“‘Great White Hope of the German Comic,’ or ‘Eternal Insiders’ Tip’”? 20 Years of Peter Puck’s Satirical Comic Rudi

Presentation Date: 

Friday, April 6, 2012

Location: 

Popular Culture Association/American Culture Association Conference, Boston, Massachusetts

 

From 1985 until 2006, readers of the monthly Stuttgart magazine Live (and after 1991, its successor Lift) were accustomed to seeing in every issue a full-page comic by Peter Puck. Puck’s creation, Rudi, quickly became popular because it combined a sophisticated and humorous artistic style and brilliant comic timing with pointed and witty dialogue that sometimes threatened to crowd the drawings out of their panels.
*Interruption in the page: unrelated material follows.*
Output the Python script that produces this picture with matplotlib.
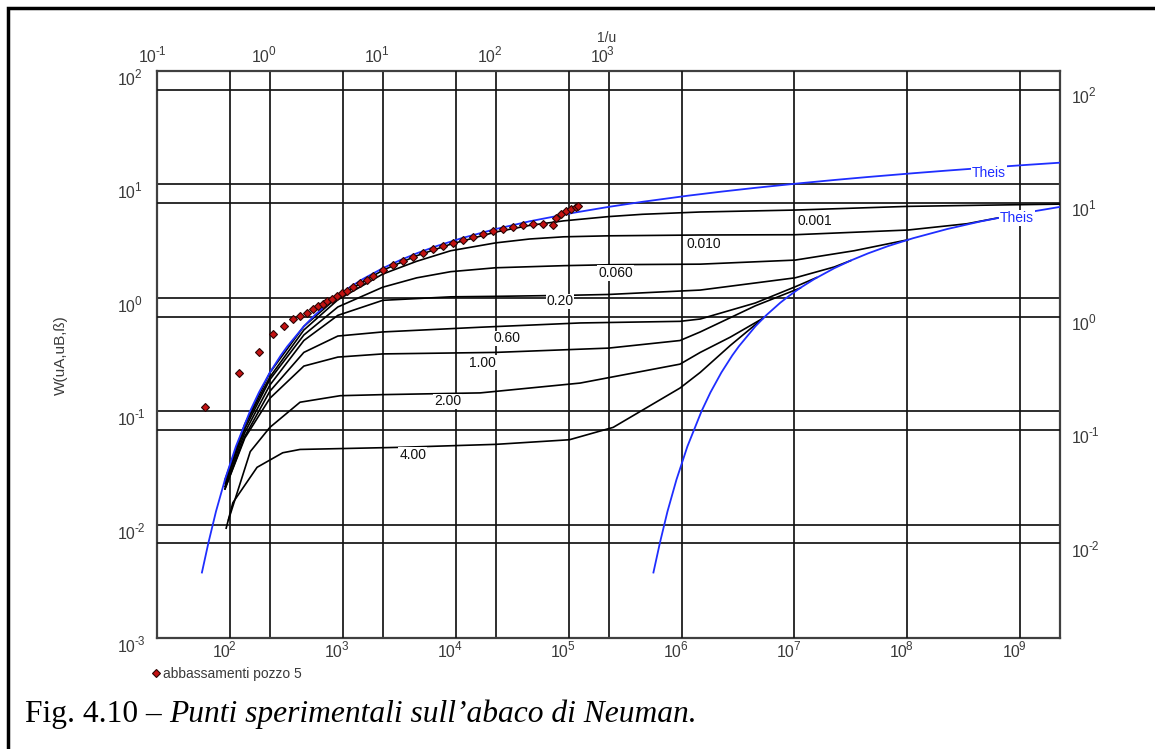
import matplotlib
matplotlib.use("Agg")
import math
import matplotlib.pyplot as plt
from matplotlib.lines import Line2D
from matplotlib.patches import Rectangle
from matplotlib.transforms import offset_copy

plt.rcParams['font.family'] = ['Liberation Sans', 'DejaVu Sans']

# ---------------------------------------------------------------- data
# Theis well function W(u), tabulated against 1/u
theis_inv_u = [0.25, 0.286, 0.333, 0.4, 0.5, 0.667, 0.8, 1, 1.25, 1.43, 2, 2.5,
               3.33, 4, 5, 6.67, 10, 14.3, 20, 30, 50, 100, 200, 500, 1e3, 2e3,
               5e3, 1e4, 2e4, 5e4, 1e5, 2e5, 5e5, 1e6, 2e6, 5e6, 1e7]
theis_w = [0.00378, 0.00697, 0.01305, 0.02491, 0.0489, 0.1000, 0.1464, 0.2194,
           0.3106, 0.3738, 0.5598, 0.7024, 0.9057, 1.0443, 1.2227, 1.4645,
           1.8229, 2.1508, 2.4679, 2.8578, 3.3547, 4.0379, 4.7261, 5.6394,
           6.3315, 7.0242, 7.9402, 8.6332, 9.3263, 10.2426, 10.9357, 11.6289,
           12.5451, 13.2383, 13.9314, 14.8477, 15.5409]

# on this sheet the 1/uB scale is shifted four decades from the 1/uA scale
B_SHIFT = 1e4

# Neuman curves W(uA,uB,beta), abscissa in sheet units of 1/uA
beta_labels = ["0.001", "0.010", "0.060", "0.20", "0.60", "1.00", "2.00", "4.00"]
neuman_x = {
    "0.001": [0.4, 0.6, 1, 2, 4, 10, 20, 40, 100, 200, 400, 1000, 2000, 6500,
              4.5e4, 4.5e5, 2e6, 1e7],
    "0.010": [0.4, 0.6, 1, 2, 4, 10, 20, 40, 100, 200, 400, 1000, 6500, 4.5e4,
              4.5e5, 1.5e6, 2.8e6],
    "0.060": [0.4, 0.6, 1, 2, 4, 10, 20, 40, 100, 400, 1100, 6500, 4.5e4,
              1.5e5, 4.5e5],
    "0.20": [0.4, 0.6, 1, 2, 4, 10, 40, 100, 400, 1000, 6500, 4.5e4, 1e5,
             1.4e5],
    "0.60": [0.4, 0.6, 1, 2, 4, 10, 73, 560, 4300, 6500, 2e4, 4.5e4, 7e4],
    "1.00": [0.4, 0.6, 1, 2, 4, 10, 100, 1000, 4300, 6500, 2e4, 5e4],
    "2.00": [0.43, 0.67, 1, 1.85, 4.2, 10, 73, 560, 4300, 6500, 1.2e4, 2.34e4],
    "4.00": [0.41, 0.47, 0.77, 1.3, 1.85, 14, 100, 450, 1100, 4300, 6500,
             1.2e4, 2.34e4],
}
neuman_w = {
    "0.001": [0.0248, 0.077, 0.219, 0.56, 1.02, 1.75, 2.35, 2.97, 3.8, 4.35,
              4.77, 5.2, 5.45, 5.71, 5.94, 6.4, 6.55, 6.7],
    "0.010": [0.0241, 0.075, 0.2, 0.52, 0.96, 1.62, 2.1, 2.6, 3.05, 3.3, 3.45,
              3.52, 3.58, 3.6, 3.96, 4.5, 5.06],
    "0.060": [0.023, 0.07, 0.19, 0.47, 0.83, 1.24, 1.5, 1.7, 1.84, 1.92,
              1.96, 1.98, 2.15, 2.6, 3.25],
    "0.20": [0.0217, 0.065, 0.17, 0.42, 0.7, 0.95, 1.02, 1.03, 1.05, 1.07,
             1.17, 1.5, 1.87, 2.13],
    "0.60": [0.0206, 0.06, 0.15, 0.33, 0.46, 0.5, 0.55, 0.6, 0.62, 0.65, 0.9,
             1.25, 1.51],
    "1.00": [0.0206, 0.058, 0.13, 0.25, 0.3, 0.32, 0.33, 0.36, 0.42, 0.5,
             0.85, 1.22],
    "2.00": [0.011, 0.044, 0.072, 0.12, 0.137, 0.14, 0.145, 0.177, 0.26, 0.33,
             0.45, 0.66],
    "4.00": [0.0093, 0.0156, 0.032, 0.043, 0.046, 0.048, 0.051, 0.056, 0.072,
             0.16, 0.22, 0.38, 0.66],
}
# curve annotations (sheet 1/uA, W)
beta_label_x = [6.7e4, 6.95e3, 1155, 372, 125, 76.6, 37.5, 18.4]
beta_label_w = [4.75, 3.01, 1.654, 0.928, 0.438, 0.268, 0.122, 0.0415]
theis_label_x = [2.36e6, 4.17e6]
theis_label_w = [12.6, 5.06]

# drawdown record, well 5: time and drawdown
t_obs = [60, 120, 180, 240, 300, 360, 420, 480, 540, 600, 660, 720, 800, 890,
         980, 1090, 1230, 1420, 1640, 1850, 2270, 2780, 3410, 4180, 5130, 6290,
         7710, 9460, 11600, 14200, 17500, 21400, 26200, 32200, 39500, 48400,
         59300, 72800, 77400, 85700, 94900, 105000, 116000, 121000]
s_obs = [0.159, 0.318, 0.486, 0.701, 0.824, 0.951, 1.01, 1.07, 1.16, 1.24,
         1.29, 1.37, 1.43, 1.52, 1.61, 1.68, 1.82, 1.97, 2.10, 2.28, 2.57,
         2.84, 3.08, 3.35, 3.63, 3.94, 4.19, 4.45, 4.73, 5.03, 5.34, 5.68,
         5.91, 6.15, 6.41, 6.54, 6.54, 6.41, 7.39, 8.02, 8.52, 8.87, 9.24, 9.43]

# axis ticks
top_ticks = [0.1, 1, 10, 100, 1000]
left_ticks = [1e-3, 1e-2, 1e-1, 1, 10, 100]
bottom_ticks = [1e2, 1e3, 1e4, 1e5, 1e6, 1e7, 1e8, 1e9]
right_ticks = [1e-2, 1e-1, 1, 10, 100]

# ---------------------------------------------------------------- layout
W_PX, H_PX = 1155, 749
fig = plt.figure(figsize=(W_PX / 100, H_PX / 100), dpi=100)


def fx(px):
    return px / W_PX


def fy(py):
    return 1 - py / H_PX


L, R, T, B = 157, 1060, 71, 638
rect = [fx(L), fy(B), fx(R) - fx(L), fy(T) - fy(B)]

GRID = dict(color='#151515', lw=1.25)
LABEL_C = '#3a3a3a'

# type-curve sheet: 1/uA on top, W on the left
ax = fig.add_axes(rect)
ax.set_xscale('log')
ax.set_yscale('log')
ax.set_xlim(0.1, 1e7)
ax.set_ylim(1e-3, 1e2)
ax.set_xticks(top_ticks)
ax.set_yticks(left_ticks)
ax.minorticks_off()
ax.xaxis.tick_top()
ax.tick_params(length=0, labeltop=False, labelbottom=False,
               labelleft=False, labelright=False)
ax.grid(True, **GRID)
for sp in ax.spines.values():
    sp.set_color('#404040')
    sp.set_linewidth(1.6)
    sp.set_zorder(10)

# field-data sheet: time on the bottom, drawdown on the right
axd = fig.add_axes(rect)
axd.set_xscale('log')
axd.set_yscale('log')
axd.set_xlim(10 ** 1.353, 10 ** 9.353)
axd.set_ylim(10 ** -2.835, 10 ** 2.165)
axd.set_xticks(bottom_ticks)
axd.set_yticks(right_ticks)
axd.minorticks_off()
axd.yaxis.tick_right()
axd.tick_params(length=0, labeltop=False, labelbottom=False,
                labelleft=False, labelright=False)
axd.grid(True, zorder=0, **GRID)
axd.set_axisbelow(True)
axd.patch.set_visible(False)
for sp in axd.spines.values():
    sp.set_visible(False)

# ---------------------------------------------------------------- tick labels
BASE_FS, SUP_FS, SUP_RISE, SUP_GAP = 11.5, 8.5, 7, -1.5


def exponent(v):
    e = round(math.log10(v))
    return '%d' % e


# horizontal scales: "10" ends at the tick, the exponent starts there
def x_labels(axis, ticks, yfrac, base_dy):
    trb = offset_copy(axis.get_xaxis_transform(), fig=fig, x=0, y=base_dy,
                      units='dots')
    trs = offset_copy(axis.get_xaxis_transform(), fig=fig, x=SUP_GAP,
                      y=base_dy + SUP_RISE, units='dots')
    for v in ticks:
        axis.text(v, yfrac, '10', transform=trb, ha='right', va='baseline',
                  fontsize=BASE_FS, color=LABEL_C)
        axis.text(v, yfrac, exponent(v), transform=trs, ha='left',
                  va='baseline', fontsize=SUP_FS, color=LABEL_C)


x_labels(ax, top_ticks, 1, 8.7)
x_labels(axd, bottom_ticks, 0, -19.3)

# vertical scales: labels start at a fixed column
renderer = fig.canvas.get_renderer()


def y_labels(axis, ticks, xfrac, dx, base_dy):
    trb = offset_copy(axis.get_yaxis_transform(), fig=fig, x=dx, y=base_dy,
                      units='dots')
    for v in ticks:
        t = axis.text(xfrac, v, '10', transform=trb, ha='left', va='baseline',
                      fontsize=BASE_FS, color=LABEL_C)
        bb = t.get_window_extent(renderer)
        x0, y0 = trb.transform((xfrac, v))
        fig.text((bb.x1 + SUP_GAP) / W_PX, (y0 + SUP_RISE) / H_PX, exponent(v),
                 ha='left', va='baseline', fontsize=SUP_FS, color=LABEL_C)


y_labels(ax, left_ticks, 0, -39, -14)
y_labels(axd, right_ticks, 1, 12, -13.3)

fig.text(fx(607), fy(38), '1/u', ha='center', va='center', fontsize=10,
         color=LABEL_C)
fig.text(fx(61), fy(355), 'W(uA,uB,ß)', rotation=90, ha='center', va='center',
         fontsize=11, color=LABEL_C)

# ---------------------------------------------------------------- curves
curve_kw = dict(transform=ax.transData, clip_on=True)
for b in beta_labels:
    axd.plot(neuman_x[b], neuman_w[b], color='black', lw=1.2, zorder=3,
             **curve_kw)

blue = '#1f2eff'
theis_b_x = [v * B_SHIFT for v in theis_inv_u]
axd.plot(theis_inv_u, theis_w, color=blue, lw=1.3, zorder=4, **curve_kw)
axd.plot(theis_b_x, theis_w, color=blue, lw=1.3, zorder=4, **curve_kw)

box = dict(facecolor='white', edgecolor='none', pad=0.6)
for b, xv, wv in zip(beta_labels, beta_label_x, beta_label_w):
    axd.text(xv, wv, b, transform=ax.transData, ha='center', va='center',
             fontsize=10, color='#111111', bbox=box, zorder=5)
for xv, wv in zip(theis_label_x, theis_label_w):
    axd.text(xv, wv, 'Theis', transform=ax.transData, ha='center',
             va='center', fontsize=10, color=blue, bbox=box, zorder=5)

# field data
mk = dict(marker='D', markersize=3.6, markerfacecolor='#c41212',
          markeredgecolor='#2a0505', markeredgewidth=0.8, linestyle='none')
axd.plot(t_obs, s_obs, zorder=6, clip_on=False, **mk)

# legend
leg = fig.legend(handles=[Line2D([], [], **mk)],
                 labels=['abbassamenti pozzo 5'], loc='center left',
                 bbox_to_anchor=(fx(150), fy(674)), frameon=False,
                 handlelength=0.8, handletextpad=0.15, borderpad=0,
                 borderaxespad=0, fontsize=10)
for txt in leg.get_texts():
    txt.set_color(LABEL_C)

# caption
CAP_FS = 22.7
cap1 = fig.text(fx(25), fy(722), 'Fig. 4.10 \u2013 ', family='Liberation Serif',
                fontsize=CAP_FS, ha='left', va='baseline', color='black')
bb = cap1.get_window_extent(renderer)
fig.text(bb.x1 / W_PX, fy(722), 'Punti sperimentali sull\u2019abaco di Neuman.',
         family='Liberation Serif', style='italic', fontsize=CAP_FS,
         ha='left', va='baseline', color='black')

# page frame
fig.add_artist(Rectangle((fx(8), -0.1), 1.2, fy(8) + 0.1,
                         transform=fig.transFigure, fill=False,
                         edgecolor='black', lw=2.5))

fig.savefig('out.png', dpi=100)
Rudi is the episodic story of a former punk who has matured into a perpetual outsider, sarcastic and cynical, but frustrated by the fact that his contempt for his middle-class roots never enables him to transcend them. In his ongoing quest to achieve success, or at least sex, with as little effort as possible, Rudi is aided by his best friend Fred, who sails happily through life with no ambition whatsoever. What sets Rudi apart from the mere situation comedy that such a setup could easily led to is Puck’s complex juggling not only of text and picture, but also of a huge number of apparently irreconcilable influences: the underground sensibility of Robert Crumb, the visual style of André Franquin or Albert Uderzo, and Puck’s own academic background in cultural studies and modern literature. The icing on the cake, however, is the fact that Rudi is also a funny animal strip: Rudi himself is apparently some kind of skinny rat; Fred is clearly canine, if not vulpine; and the city they live in is populated with “dogfaces” similar to the inhabitants of Carl Barks’s Duckburg—though Rudi’s adventures are decidedly not aimed at children. Puck’s synthesis of these influences into a satirical depiction of German urban society at the end of the 20th century have produced what journalist Andreas Platthaus has called “a work that stands like a monolith in the German comics world.” As the fourth volume of collected Rudi comics proclaims in its title: There’s no one like Rudi.